The order builds off a 2010 executive order creating the National Export Initiative. “The creation of a new whole-of-government commercial advocacy task force that will provide enhanced Federal support for U.S. businesses competing for international contracts, coordinate the efforts of executive branch leadership in engaging their foreign counterparts on commercial advocacy issues, and increase the availability of information to the U.S. business community about these kinds of export opportunities, will ensure that U.S. exporters have more support for selling their goods and services in global markets,” it states.

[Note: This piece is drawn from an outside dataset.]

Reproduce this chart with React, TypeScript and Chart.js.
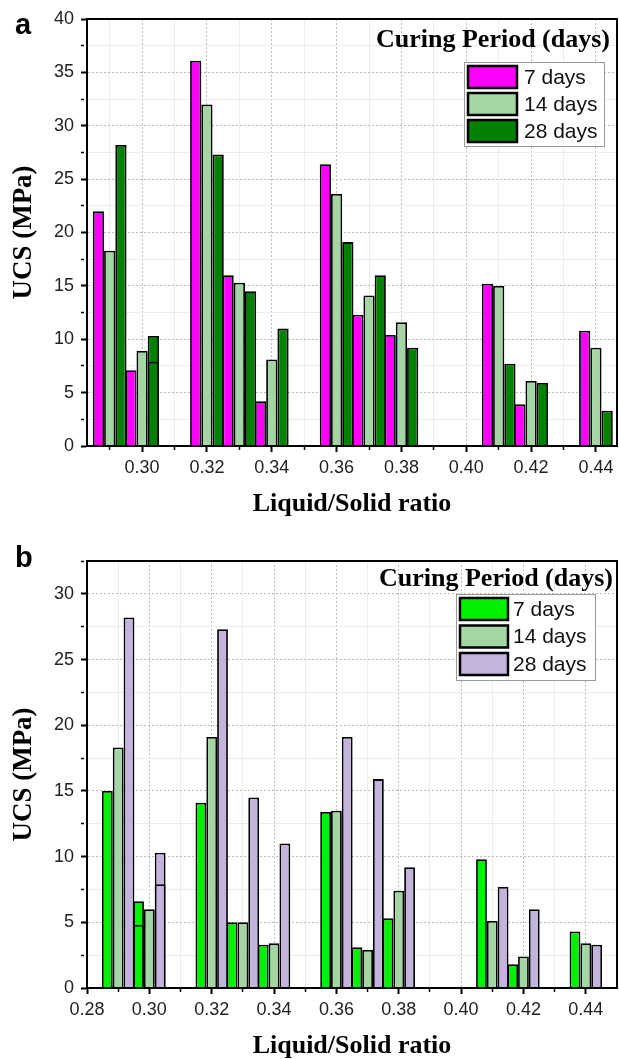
import React, { useEffect, useRef } from 'react';
import { Chart, registerables } from 'chart.js';

Chart.register(...registerables);

// ---------- data ----------
const LS_RATIOS = [0.29, 0.30, 0.32, 0.33, 0.34, 0.36, 0.37, 0.38, 0.41, 0.42, 0.44];
const SERIES_LABELS = ['7 days', '14 days', '28 days'];
const LEGEND_TITLE = 'Curing Period (days)';
const X_TITLE = 'Liquid/Solid ratio';
const Y_TITLE = 'UCS (MPa)';

// panel a
const A_UCS_7 = [22.0, 7.1, 36.1, 16.0, 4.2, 26.4, 12.3, 10.4, 15.2, 3.9, 10.8];
const A_UCS_14 = [18.3, 8.9, 32.0, 15.3, 8.1, 23.6, 14.1, 11.6, 15.0, 6.1, 9.2];
const A_UCS_28 = [28.2, 7.9, 27.3, 14.5, 11.0, 19.1, 16.0, 9.2, 7.7, 5.9, 3.3];
const A_DUP_RATIOS_28 = [0.30];
const A_DUP_UCS_28 = [10.3];

// panel b
const B_UCS_7 = [15.0, 4.8, 14.1, 5.0, 3.3, 13.4, 3.1, 5.3, 9.8, 1.8, 4.3];
const B_UCS_14 = [18.3, 6.0, 19.1, 5.0, 3.4, 13.5, 2.9, 7.4, 5.1, 2.4, 3.4];
const B_UCS_28 = [28.2, 7.9, 27.3, 14.5, 11.0, 19.1, 15.9, 9.2, 7.7, 6.0, 3.3];
const B_DUP_RATIOS_7 = [0.30];
const B_DUP_UCS_7 = [6.6];
const B_DUP_RATIOS_28 = [0.30];
const B_DUP_UCS_28 = [10.3];

// ticks
const X_MAJOR_TICKS = [0.28, 0.30, 0.32, 0.34, 0.36, 0.38, 0.40, 0.42, 0.44];
const X_MINOR_TICKS = [0.29, 0.31, 0.33, 0.35, 0.37, 0.39, 0.41, 0.43];
const A_Y_MAJOR_TICKS = [0, 5, 10, 15, 20, 25, 30, 35, 40];
const A_Y_MINOR_TICKS = [2.5, 7.5, 12.5, 17.5, 22.5, 27.5, 32.5, 37.5];
const B_Y_MAJOR_TICKS = [0, 5, 10, 15, 20, 25, 30];
const B_Y_MINOR_TICKS = [2.5, 7.5, 12.5, 17.5, 22.5, 27.5, 32.5];

// ---------- helpers ----------
const SANS = '"Liberation Sans", Arial, sans-serif';
const SERIF = '"Liberation Serif", "Times New Roman", serif';

const points = (xs: number[], ys: number[]) => xs.map((x, i) => ({ x, y: ys[i] }));
const isMajor = (v: number, majors: number[]) => majors.some((m) => Math.abs(m - v) < 1e-7);

function gridOpts(majors: number[]) {
  const maj = (c: any) => !!(c && c.tick && isMajor(c.tick.value, majors));
  return {
    grid: {
      offset: false,
      color: (c: any) => (maj(c) ? '#bdbdbd' : '#ececec'),
      lineWidth: 1,
      tickLength: 6,
      tickColor: '#000',
      tickWidth: (c: any) => (maj(c) ? 2 : 1.5),
      tickBorderDash: (c: any) => (maj(c) ? [] : [3, 30]),
    },
    border: {
      display: true,
      color: '#000',
      width: 2,
      dash: (c: any) => (maj(c) ? [2, 2] : []),
    },
  };
}

function xScale(min: number, max: number, height: number, titlePadBottom: number) {
  return {
    type: 'linear',
    min,
    max,
    offset: false,
    afterBuildTicks: (s: any) => {
      s.ticks = [...X_MAJOR_TICKS, ...X_MINOR_TICKS]
        .filter((v) => v >= min - 1e-9 && v <= max + 1e-9)
        .sort((a, b) => a - b)
        .map((v) => ({ value: v }));
    },
    afterFit: (s: any) => {
      s.height = height;
    },
    ticks: {
      autoSkip: false,
      maxRotation: 0,
      minRotation: 0,
      padding: 5,
      color: '#222',
      font: { family: SANS, size: 18 },
      callback: (v: any) => (isMajor(Number(v), X_MAJOR_TICKS) ? Number(v).toFixed(2) : ''),
    },
    ...gridOpts(X_MAJOR_TICKS),
    title: {
      display: true,
      text: X_TITLE,
      color: '#000',
      font: { family: SERIF, size: 26, weight: 'bold', lineHeight: 1 },
      padding: { top: 0, bottom: titlePadBottom },
    },
  };
}

function yScale(max: number, majors: number[], minors: number[], width: number) {
  return {
    type: 'linear',
    min: 0,
    max,
    stacked: false,
    afterBuildTicks: (s: any) => {
      s.ticks = [...majors, ...minors].sort((a, b) => a - b).map((v) => ({ value: v }));
    },
    afterFit: (s: any) => {
      s.width = width;
    },
    ticks: {
      autoSkip: false,
      padding: 7,
      color: '#222',
      font: { family: SANS, size: 18 },
      callback: (v: any) => (isMajor(Number(v), majors) ? String(v) : ''),
    },
    ...gridOpts(majors),
    title: {
      display: true,
      text: Y_TITLE,
      color: '#000',
      font: { family: SERIF, size: 27, weight: 'bold', lineHeight: 1 },
      padding: { top: 11, bottom: 0 },
    },
  };
}

function barSet(label: string, data: any[], color: string, stack: string) {
  return {
    label,
    data,
    backgroundColor: color,
    borderColor: '#000',
    borderWidth: 1.8,
    stack,
    barPercentage: 1,
    categoryPercentage: 1.04,
  };
}

const decorPlugin = {
  id: 'panelDecor',
  afterDatasetsDraw(chart: any, _args: any, o: any) {
    const { ctx, chartArea: ca } = chart;
    ctx.save();
    // frame
    ctx.strokeStyle = '#000';
    ctx.lineWidth = 2;
    ctx.strokeRect(ca.left, ca.top, ca.right - ca.left, ca.bottom - ca.top);
    // legend title
    ctx.fillStyle = '#000';
    ctx.font = `bold 26px ${SERIF}`;
    ctx.textAlign = 'right';
    ctx.textBaseline = 'middle';
    ctx.fillText(LEGEND_TITLE, ca.right + o.titleDx, ca.top + o.titleDy);
    // legend box
    const bx = ca.right + o.boxRight - o.boxW;
    const by = ca.top + o.boxTop;
    ctx.fillStyle = '#fff';
    ctx.fillRect(bx, by, o.boxW, o.boxH);
    ctx.strokeStyle = '#9a9a9a';
    ctx.lineWidth = 1;
    ctx.strokeRect(bx + 0.5, by + 0.5, o.boxW, o.boxH);
    const sets = chart.data.datasets.slice(0, SERIES_LABELS.length);
    sets.forEach((ds: any, i: number) => {
      const sx = bx + o.inset;
      const sy = by + o.inset + i * o.rowStep;
      ctx.fillStyle = ds.backgroundColor;
      ctx.fillRect(sx, sy, o.swatchW, o.swatchH);
      ctx.strokeStyle = '#000';
      ctx.lineWidth = 2.5;
      ctx.strokeRect(sx, sy, o.swatchW, o.swatchH);
      ctx.fillStyle = '#111';
      ctx.font = `21px ${SANS}`;
      ctx.textAlign = 'left';
      ctx.textBaseline = 'middle';
      ctx.fillText(ds.label, bx + o.textDx, sy + o.swatchH / 2 + 1);
    });
    // panel letter
    ctx.fillStyle = '#000';
    ctx.font = `bold 29px ${SANS}`;
    ctx.textAlign = 'left';
    ctx.textBaseline = 'alphabetic';
    ctx.fillText(o.letter, o.letterX, o.letterY);
    ctx.restore();
  },
};

function configA() {
  return {
    type: 'bar',
    data: {
      datasets: [
        barSet(SERIES_LABELS[0], points(LS_RATIOS, A_UCS_7), '#ff00ff', 's7'),
        barSet(SERIES_LABELS[1], points(LS_RATIOS, A_UCS_14), '#a3d6a3', 's14'),
        barSet(SERIES_LABELS[2], points(LS_RATIOS, A_UCS_28), '#008200', 's28'),
        barSet(SERIES_LABELS[2], points(A_DUP_RATIOS_28, A_DUP_UCS_28), '#008200', 's28'),
      ],
    },
    options: {
      responsive: false,
      animation: false,
      events: [],
      layout: { padding: { top: 19, right: 2, left: 0, bottom: 0 } },
      scales: {
        x: xScale(0.283, 0.4465, 84, 13),
        y: yScale(40, A_Y_MAJOR_TICKS, A_Y_MINOR_TICKS, 87),
      },
      plugins: {
        legend: { display: false },
        tooltip: { enabled: false },
        panelDecor: {
          letter: 'a', letterX: 15, letterY: 34,
          titleDx: -7, titleDy: 21,
          boxRight: -13, boxTop: 43, boxW: 140, boxH: 84,
          inset: 4, rowStep: 27, swatchW: 49, swatchH: 22, textDx: 60,
        },
      },
    },
    plugins: [decorPlugin],
  };
}

function configB() {
  return {
    type: 'bar',
    data: {
      datasets: [
        barSet(SERIES_LABELS[0], points(LS_RATIOS, B_UCS_7), '#00f000', 's7'),
        barSet(SERIES_LABELS[1], points(LS_RATIOS, B_UCS_14), '#a3d6a3', 's14'),
        barSet(SERIES_LABELS[2], points(LS_RATIOS, B_UCS_28), '#c2b4dc', 's28'),
        barSet(SERIES_LABELS[0], points(B_DUP_RATIOS_7, B_DUP_UCS_7), '#00f000', 's7'),
        barSet(SERIES_LABELS[2], points(B_DUP_RATIOS_28, B_DUP_UCS_28), '#c2b4dc', 's28'),
      ],
    },
    options: {
      responsive: false,
      animation: false,
      events: [],
      layout: { padding: { top: 31, right: 2, left: 0, bottom: 0 } },
      scales: {
        x: xScale(0.28, 0.45, 71, 0),
        y: yScale(32.5, B_Y_MAJOR_TICKS, B_Y_MINOR_TICKS, 87),
      },
      plugins: {
        legend: { display: false },
        tooltip: { enabled: false },
        panelDecor: {
          letter: 'b', letterX: 15, letterY: 37,
          titleDx: -4, titleDy: 18,
          boxRight: -22, boxTop: 33, boxW: 139, boxH: 86,
          inset: 4, rowStep: 27.5, swatchW: 48, swatchH: 22, textDx: 57,
        },
      },
    },
    plugins: [decorPlugin],
  };
}

function Panel({ make, top, height }: { make: () => any; top: number; height: number }) {
  const ref = useRef<HTMLCanvasElement | null>(null);
  useEffect(() => {
    if (!ref.current) return;
    const chart = new Chart(ref.current, make());
    return () => chart.destroy();
  }, []);
  return (
    <canvas
      ref={ref}
      width={619}
      height={height}
      style={{ position: 'absolute', left: 0, top, width: 619, height, display: 'block' }}
    />
  );
}

export default function App() {
  return (
    <div style={{ position: 'absolute', left: 0, top: 0, width: 619, height: 1059, background: '#fff', overflow: 'hidden' }}>
      <Panel make={configA} top={0} height={530} />
      <Panel make={configB} top={530} height={529} />
    </div>
  );
}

The task force will be led by the Commerce secretary and include senior officials from State, Defense, Treasury, Agriculture, Health and Human Services, and other agencies.
It’s tasked with reviewing and prioritizing commercial advocacy cases “to enhance Federal support for such cases, in order to increase the success of U.S. exporters competing for foreign procurements” and coordinating engagement with foreign counterparts.
It will also “institute processes to obtain and distribute information about foreign procurement opportunities that may be of interest to U.S. businesses in order to expand awareness of opportunities for U.S. businesses to sell their goods and services to foreign governments.”
And, naturally, the order demands regular progress reports.